Editorial: From May to August

Back in May the media hacks were full of the tenth anniversary of the Thatcher regime. She posed as an invincible goddess, intoxicated by her unstoppable power to dominate the profit system. Meanwhile the anti-socialist Labour Party drew up new plans to convince the voters that a Kinnock government would serve the parasites of the Stock Exchange with no less zeal than the Tories. Leftist ‘intellectuals” were bemoaning the death of the working class. The unions were being told by their mis-leaders that strikes were a thing of the past and workers had to face the New Realism—the old belief that wage slaves can achieve nothing more out of the system than to collaborate peacefully with their exploiters.

It was only three months ago, and capitalism was looking nice and cosy for the idlers at the top. The superpowers were agreeing to allow each other to cut their arms budgets, and the USA was busy selling bombs to China—which seemed to have become such a respectable corner of the capitalist world in the past ten years, as Mr Deng and the fake Communist dictators had made strenuous efforts to develop the Dictatorship of the Market.

As the capitalists prepared to luxuriate in a long, hot summer of endless order, along comes Comrade History and screws things up. History is like that. The capitalist system is bursting to the brim with its own contradictions, and no amount of wishful thinking by conservative dogmatists will stop them from exploding. So—just as the trailer for the horror film says—”Just when you thought it had gone away, here it comes again.” The class struggle hotted up and a lot of complacent grins are being wiped off a lot of fat-cat faces.

Invincible Thatcher has proved not to be quite as invincible as she reckoned. Her economic policies are going wrong and now all of those workers who were seduced to join the “property-owning democracy” are weeping into their mortgage agreements as interest rates rise. The European capitalists regard Thatcher and her Little-Englander nationalism as an obsolete joke, and now open warfare has broken out in the Tory ranks. Edward Heath—who has nothing to lose by telling the truth about Thatcher’s doctrinaire idiocy—started to expose the government’s refusal to adapt to changes within the capitalist system, and after they were trounced in the European elections other Tory MPs and MEPs joined the attack. Tebbit blamed it all on the advertising company which dreamed up the crassly jingoistic, anti-European election campaign. Others are beginning to wonder whether Madame Invincible ought to be sent out to graze in the House of Lords, where it is perfectly acceptable to be out of tune with the times.

Then came the strikes.
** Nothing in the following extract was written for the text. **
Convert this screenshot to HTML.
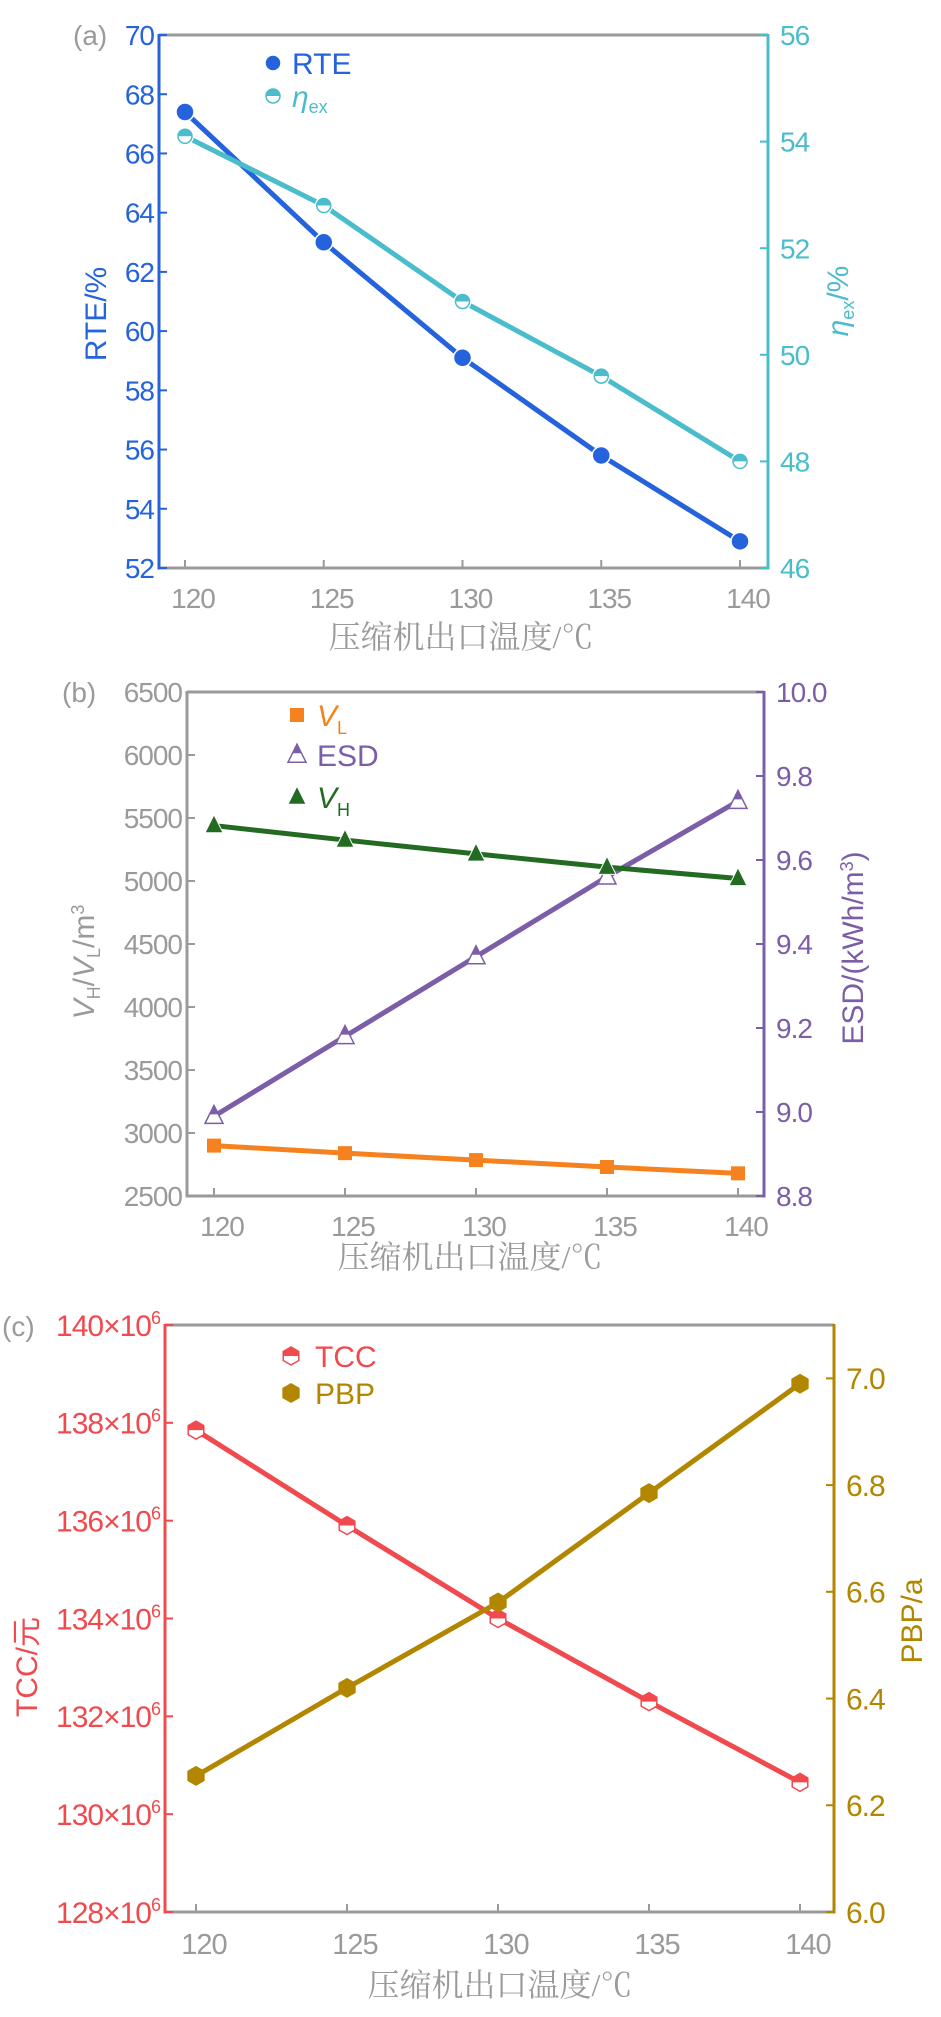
<!DOCTYPE html>
<html><head><meta charset="utf-8">
<style>
body{margin:0;background:#fff;width:941px;height:2017px;overflow:hidden}
svg{display:block}
text{font-family:"Liberation Sans","Noto Sans CJK SC",sans-serif}
.cn{font-family:"Liberation Serif","Noto Serif CJK SC",serif}
</style></head><body>
<svg id="fig" width="941" height="2017" viewBox="0 0 941 2017" xmlns="http://www.w3.org/2000/svg"></svg>
<script>
const temps = [120, 125, 130, 135, 140];
const rteValues = [67.4, 63.0, 59.1, 55.8, 52.9];
const etaValues = [54.1, 52.8, 51.0, 49.6, 48.0];
const vlValues = [2900, 2840, 2785, 2730, 2680];
const esdValues = [8.99, 9.18, 9.37, 9.56, 9.74];
const vhValues = [5440, 5325, 5215, 5110, 5020];
const tccValues = [137.85, 135.9, 134.0, 132.3, 130.65];
const pbpValues = [6.255, 6.42, 6.58, 6.785, 6.99];
const aLeftTicks = [52,54,56,58,60,62,64,66,68,70];
const aRightTicks = [46,48,50,52,54,56];
const bLeftTicks = [2500,3000,3500,4000,4500,5000,5500,6000,6500];
const bRightTicks = ["8.8","9.0","9.2","9.4","9.6","9.8","10.0"];
const cLeftTicks = [128,130,132,134,136,138,140];
const cRightTicks = ["6.0","6.2","6.4","6.6","6.8","7.0"];

const NS="http://www.w3.org/2000/svg";
const svg=document.getElementById('fig');
function el(tag,attrs,parent,txt){const e=document.createElementNS(NS,tag);for(const k in attrs)e.setAttribute(k,attrs[k]);if(txt!==undefined)e.textContent=txt;(parent||svg).appendChild(e);return e;}
const GRAY="#9a9a9a";

function chart(cfg){
  const g=el('g',{});
  
  
  const {L,R,T,B,x0,x1}=cfg;
  const xs=v=>x0+(v-120)/20*(x1-x0);
  const yl=v=>B-(v-cfg.lmin)/(cfg.lmax-cfg.lmin)*(B-T);
  const yr=v=>B-(v-cfg.rmin)/(cfg.rmax-cfg.rmin)*(B-T);
  const top=el('line',{x1:L,y1:T,x2:R,y2:T,stroke:GRAY,'stroke-width':3},g);
  
  const bot=el('line',{x1:L,y1:B,x2:R,y2:B,stroke:GRAY,'stroke-width':3},g);
  
  const la=el('line',{x1:L,y1:T-1,x2:L,y2:B+1.5,stroke:cfg.lc,'stroke-width':3},g);
  
  const ra=el('line',{x1:R,y1:T-1,x2:R,y2:B+1.5,stroke:cfg.rc,'stroke-width':3},g);
  
  temps.forEach(t=>{
    const tk=el('line',{x1:xs(t),y1:B,x2:xs(t),y2:B-8,stroke:GRAY,'stroke-width':2},g);
    
    const tl=el('text',{x:xs(t)+8,y:B+cfg.xty,'font-size':cfg.xfs||cfg.fs,fill:GRAY,'text-anchor':'middle','letter-spacing':'-1'},g,String(t));
    
  });
  cfg.lt.forEach(v=>{
    const y=yl(+v);
    const tk=el('line',{x1:L,y1:y,x2:L+8,y2:y,stroke:cfg.lc,'stroke-width':2},g);
    
    const tl=el('text',{x:L-5,y:y+cfg.fs*0.36,'font-size':cfg.fs,fill:cfg.lc,'text-anchor':'end','letter-spacing':'-1'},g);
    
    if(cfg.sci){tl.textContent=v+'×10';el('tspan',{'font-size':cfg.fs*0.6,dy:-cfg.fs*0.4},tl,'6');}
    else tl.textContent=String(v);
  });
  cfg.rt.forEach(v=>{
    const y=yr(+v);
    const tk=el('line',{x1:R,y1:y,x2:R-8,y2:y,stroke:cfg.rc,'stroke-width':2},g);
    
    const tl=el('text',{x:R+12,y:y+cfg.fs*0.36,'font-size':cfg.fs,fill:cfg.rc,'letter-spacing':'-1'},g,String(v));
    
  });
  const pl=el('text',{x:cfg.plx,y:cfg.ply,'font-size':28,fill:GRAY},g,cfg.panel);
  
  const xt=el('text',{x:cfg.xtx,y:cfg.xtyy,'font-size':32,fill:GRAY,'text-anchor':'middle',class:'cn'},g,'压缩机出口温度/℃');
  
  cfg.series.forEach(s=>{
    const ys=s.axis==='l'?yl:yr;
    const pts=temps.map((t,i)=>xs(t)+','+ys(s.data[i])).join(' ');
    const line=el('polyline',{points:pts,fill:'none',stroke:s.color,'stroke-width':5},g);
    
    temps.forEach((t,i)=>{const m=marker(g,s.m,xs(t),ys(s.data[i]),s.color,s.size);
      });
  });
  return {g,xs,yl,yr};
}
function marker(g,type,x,y,c,r){
  const m=el('g',{},g);
  if(type==='circle'){el('circle',{cx:x,cy:y,r:r,fill:c,stroke:'#fff','stroke-width':1.5},m);}
  else if(type==='halfcircle'){el('circle',{cx:x,cy:y,r:r,fill:'#fff',stroke:'#fff','stroke-width':2},m);
    el('circle',{cx:x,cy:y,r:r-1,fill:'#fff',stroke:c,'stroke-width':1.5},m);
    el('path',{d:`M${x-r+1},${y} A${r-1},${r-1} 0 0 1 ${x+r-1},${y} Z`,fill:c},m);}
  else if(type==='square'){el('rect',{x:x-r,y:y-r,width:2*r,height:2*r,fill:c},m);}
  else if(type==='tri'){el('path',{d:`M${x},${y-r*1.2} L${x+r},${y+r*0.8} L${x-r},${y+r*0.8} Z`,fill:c,stroke:'#fff','stroke-width':1},m);}
  else if(type==='halftri'){el('path',{d:`M${x},${y-r*1.2} L${x+r},${y+r*0.8} L${x-r},${y+r*0.8} Z`,fill:'#fff',stroke:c,'stroke-width':1.5},m);
    el('path',{d:`M${x},${y-r*1.2} L${x+r*0.5},${y-r*0.2} L${x-r*0.5},${y-r*0.2} Z`,fill:c},m);}
  else if(type==='hex'||type==='halfhex'){
    const h=[];for(let k=0;k<6;k++){const a=Math.PI/6+k*Math.PI/3;h.push((x+r*Math.cos(a))+','+(y+r*Math.sin(a)));}
    if(type==='hex')el('polygon',{points:h.join(' '),fill:c},m);
    else{el('polygon',{points:h.join(' '),fill:'#fff',stroke:c,'stroke-width':1.5},m);
      el('path',{d:`M${x-r*0.866},${y} L${x-r*0.866},${y-r*0.5} L${x},${y-r} L${x+r*0.866},${y-r*0.5} L${x+r*0.866},${y} Z`,fill:c},m);}
  }
  return m;
}
function legend(g,items,lx,tx){
  items.forEach(it=>{
    const lg=el('g',{},g);
    
    marker(lg,it.m,lx,it.y,it.c,it.r);
    const t=el('text',{x:tx,y:it.y+11,'font-size':30,fill:it.c},lg);
    it.parts.forEach(p=>{el('tspan',p.a||{},t,p.t);});
  });
}
function vtitle(g,x,y,c,name,build){
  const t=el('text',{transform:`translate(${x},${y}) rotate(-90)`,'text-anchor':'middle','font-size':30,fill:c},g);
  
  build(t);
}

const A=chart({name:'chart-a',L:159,R:768,T:35,B:568,x0:185,x1:740,lmin:52,lmax:70,rmin:46,rmax:56,lc:'#2563dc',rc:'#4bbccb',
  lt:aLeftTicks,rt:aRightTicks,fs:28,xty:40,panel:'(a)',plx:73,ply:45,xtx:461,xtyy:648,
  series:[{key:'rte',data:rteValues,axis:'l',color:'#2563dc',m:'circle',size:9},
          {key:'eta',data:etaValues,axis:'r',color:'#4bbccb',m:'halfcircle',size:8}]});
legend(A.g,[{m:'circle',y:63,c:'#2563dc',r:8,parts:[{t:'RTE'}]},
  {m:'halfcircle',y:96,c:'#4bbccb',r:8,parts:[{t:'η',a:{'font-style':'italic'}},{t:'ex',a:{'font-size':18,dy:6}}]}],273,292);
vtitle(A.g,106,314,'#2563dc','left-y-axis-title',t=>{t.textContent='RTE/%';});
vtitle(A.g,848,301,'#4bbccb','right-y-axis-title',t=>{el('tspan',{'font-style':'italic'},t,'η');el('tspan',{'font-size':18,dy:6},t,'ex');el('tspan',{dy:-6},t,'/%');});

const Bc=chart({name:'chart-b',L:187,R:764,T:692,B:1196,x0:214,x1:738,lmin:2500,lmax:6500,rmin:8.8,rmax:10.0,lc:GRAY,rc:'#7b5ea7',
  lt:bLeftTicks,rt:bRightTicks,fs:28,xty:40,panel:'(b)',plx:62,ply:702,xtx:470,xtyy:1268,
  series:[{key:'esd',data:esdValues,axis:'r',color:'#7b5ea7',m:'halftri',size:9},
          {key:'vh',data:vhValues,axis:'l',color:'#236b23',m:'tri',size:9},
          {key:'vl',data:vlValues,axis:'l',color:'#f5821f',m:'square',size:7}]});
legend(Bc.g,[{m:'square',y:715,c:'#f5821f',r:7,parts:[{t:'V',a:{'font-style':'italic'}},{t:'L',a:{'font-size':18,dy:8}}]},
  {m:'halftri',y:755,c:'#7b5ea7',r:9,parts:[{t:'ESD'}]},
  {m:'tri',y:797,c:'#236b23',r:9,parts:[{t:'V',a:{'font-style':'italic'}},{t:'H',a:{'font-size':18,dy:8}}]}],297,317);
vtitle(Bc.g,94,962,GRAY,'left-y-axis-title',t=>{el('tspan',{'font-style':'italic'},t,'V');el('tspan',{'font-size':18,dy:6},t,'H');el('tspan',{dy:-6},t,'/');el('tspan',{'font-style':'italic'},t,'V');el('tspan',{'font-size':18,dy:6},t,'L');el('tspan',{dy:-6},t,'/m');el('tspan',{'font-size':18,dy:-10},t,'3');});
vtitle(Bc.g,863,948,'#7b5ea7','right-y-axis-title',t=>{t.appendChild(document.createTextNode('ESD/(kWh/m'));el('tspan',{'font-size':18,dy:-10},t,'3');el('tspan',{dy:10},t,')');});

const C=chart({name:'chart-c',L:165,R:834,T:1325,B:1912,x0:196,x1:800,lmin:128,lmax:140,rmin:6.0,rmax:7.1,lc:'#f04a4f',rc:'#b38600',
  lt:cLeftTicks,rt:cRightTicks,fs:30,xfs:29,xty:42,panel:'(c)',plx:2,ply:1336,xtx:500,xtyy:1996,sci:true,
  series:[{key:'tcc',data:tccValues,axis:'l',color:'#f04a4f',m:'halfhex',size:9},
          {key:'pbp',data:pbpValues,axis:'r',color:'#b38600',m:'hex',size:10}]});
legend(C.g,[{m:'halfhex',y:1356,c:'#f04a4f',r:9,parts:[{t:'TCC'}]},
  {m:'hex',y:1393,c:'#b38600',r:10,parts:[{t:'PBP'}]}],291,315);
vtitle(C.g,37,1667,'#f04a4f','left-y-axis-title',t=>{t.textContent='TCC/元';});
vtitle(C.g,922,1621,'#b38600','right-y-axis-title',t=>{t.textContent='PBP/a';});
</script>
</body></html>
The unions, which the Tories imagined they had tamed—for beasts is what they perceive us as being—began to flex their muscles. The Tories thought that they had outlawed the flexing of muscles. They may wish to, but they have not and will not. The London Transport workers voted by seven to one in favour of a strike. The unelected Judges said that such a strike was illegal—but they could not stop the strike. The dockers voted to strike and, again, the Judges declared the majority vote illegal. The dockers came out. British Rail tried to take its workers to Court for wanting to go on strike, but even the phoney dispensers of Capitalist Justice could find no grounds for stopping the action. The BBC called the strikers, who abided by the majority of their union, “rebels”. Then the BBC voted to strike. The workers in the Passport Office have come out and local government workers in NALGO have now joined the groundswell against the so-called new realism. All of this is costing the capitalists millions of pounds. And neither Thatcher nor her would-be muscle men can do a thing to stop us workers from defending ourselves against the profit system. As for the Labour Party, those pathetic imitation Tories are too afraid of losing their reputation with the Stock Exchange to dare to side with the strikers—after all, in their contemptible Policy Review they have promised to be just as ruthless at “taming the unions” as the Tories are. The Left, who imagined that a few years of Thatcher government had extinguished the class war, and that all that was left was to form an alliance with David Owen—Who?—have been shown up for the fools that they are. The beast will not be tamed, and it is encouraging to see that our class is not prepared to take everything that is thrown at us without putting up a fight, albeit only a defensive one.

Things are not looking good for the capitalists and their political agents. The Tories are divided and electorally on the decline. The Labour Party has reviewed itself out of all purpose: they might as well join the Tories. The old Liberals have committed suicide. The unions have shown that they are not dead. The workers of China have started to cause trouble for their bosses, and Gorbachev has problems which he cannot hope to solve with his own imperial subjects.

The abolition of the profit system, and the legalised robbery of the workers who produce all wealth, still stands on the agenda of history. The Socialist Party still stands for that and nothing less. And if one thing is for certain it is that history can change very fast in just a short time.